The battles I battle now stem from me having the strength and courage that I need to be able to move forward. I have asked God for help in this area right now because I need it so much and I think this is why I found your page today and why I have felt so compelled to answer you. I need the help and comfort from this group.
Don't lose faith, or trust in him and also don't always put your faith in religious leaders either. Remember, they are just as human as you and I are and they are also prone to their ideological stumbling blocks as well.
Take care and hugs,
Claire
whatever you believe in, may it be one single God called 'God', Allah, Svarga or whatever, may it be yourself, may it be .... Buddha or may you worship cows, there are many many religions to 'choose from' with all being very different.
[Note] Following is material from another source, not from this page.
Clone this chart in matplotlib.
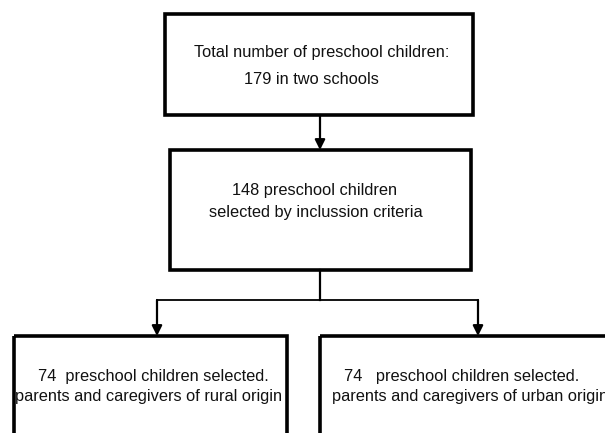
import matplotlib.pyplot as plt
from matplotlib import patches

# boxes: (left, top, right, bottom) in pixel coordinates of the 605x433 canvas
box_left = [165, 170, 14, 320]
box_top = [14, 150, 336, 336]
box_right = [473, 471, 287, 640]
box_bottom = [115, 270, 460, 460]

# text lines: (x centre, y, string)
text_x = [322, 311, 315, 316, 153, 149, 462, 470]
text_y = [52, 80, 191, 212, 377, 397, 377, 397]
text_s = ['Total number of preschool children:',
          '179 in two schools',
          '148 preschool children',
          'selected by inclussion criteria',
          '74  preschool children selected.',
          'parents and caregivers of rural origin',
          '74   preschool children selected.',
          'parents and caregivers of urban origin']

fig = plt.figure(figsize=(6.05, 4.33), dpi=100)
ax = fig.add_axes([0, 0, 1, 1])
ax.set_xlim(0, 605)
ax.set_ylim(433, 0)
ax.axis('off')

for l, t, r, b in zip(box_left, box_top, box_right, box_bottom):
    ax.add_patch(patches.Rectangle((l, t), r - l, b - t, fill=False,
                                   edgecolor='black', linewidth=2.6, clip_on=True))

for x, y, s in zip(text_x, text_y, text_s):
    ax.text(x, y, s, ha='center', va='center', fontsize=11.8,
            family='Liberation Sans', color='#111111')

arrow_kw = dict(arrowstyle='-|>,head_length=0.6,head_width=0.3', color='black',
                linewidth=1.6, shrinkA=0, shrinkB=0)
# box 1 -> box 2
ax.annotate('', xy=(320, 150), xytext=(320, 115), arrowprops=arrow_kw)
# box 2 -> split
ax.plot([320, 320], [270, 300], color='black', linewidth=1.6)
ax.plot([157, 478], [300, 300], color='black', linewidth=1.3)
ax.annotate('', xy=(157, 336), xytext=(157, 300), arrowprops=arrow_kw)
ax.annotate('', xy=(478, 336), xytext=(478, 300), arrowprops=arrow_kw)

fig.savefig('out.png', dpi=100)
Maybe Christianity, the christian society and behaviour is not for you. 'Believing' in itself is something that has to do deeply with yourself, completely with your inner souls and the one you are believing in.
In some religions like Islam, there is a saying from the God itself:
When you are seeking for me, I will give you signs, I will show you the way, you have to go it for yourself.
What could be: you are just praying and praying, and strictly -trying to- believe in a god, trying to act like you would do, but I think this wont ever lead to your goal.
Maybe you should get away from this thinking of -going to church and -trying to believe attitude, since god is found in other ways than that.
Just about myself, maybe it can give you a hint somehow...
I always have been non-religious, since non of my family is, so I didnt ever took religions seriously or tried to find something greater to believe in.
One day I started talking to a wise guy who spent years and years of searching, of reading, of thinking and so on, thinking about religions and about 'god'. At the End he choosed the religion [DOESNT MATTER].
After a long talk about it, after really hearing and knowing about this particular religion/kind of religion/way of believing in god, I felt strange and at the following days, strange things happened, which one could thinke of as ... signs. I started thinking more and more and felt like what I written above just happened : "If you seek me, I will give you signs, I will guide you"
And this particular religion also says: the ones who hear about the religion, start knowing about it, they will be guided.
So this just was what happened to me. I dont know if it helps you, but I think that if you search, but in another way than you do till now, signs may be given to you. I could tell you more about above, just if you are interested.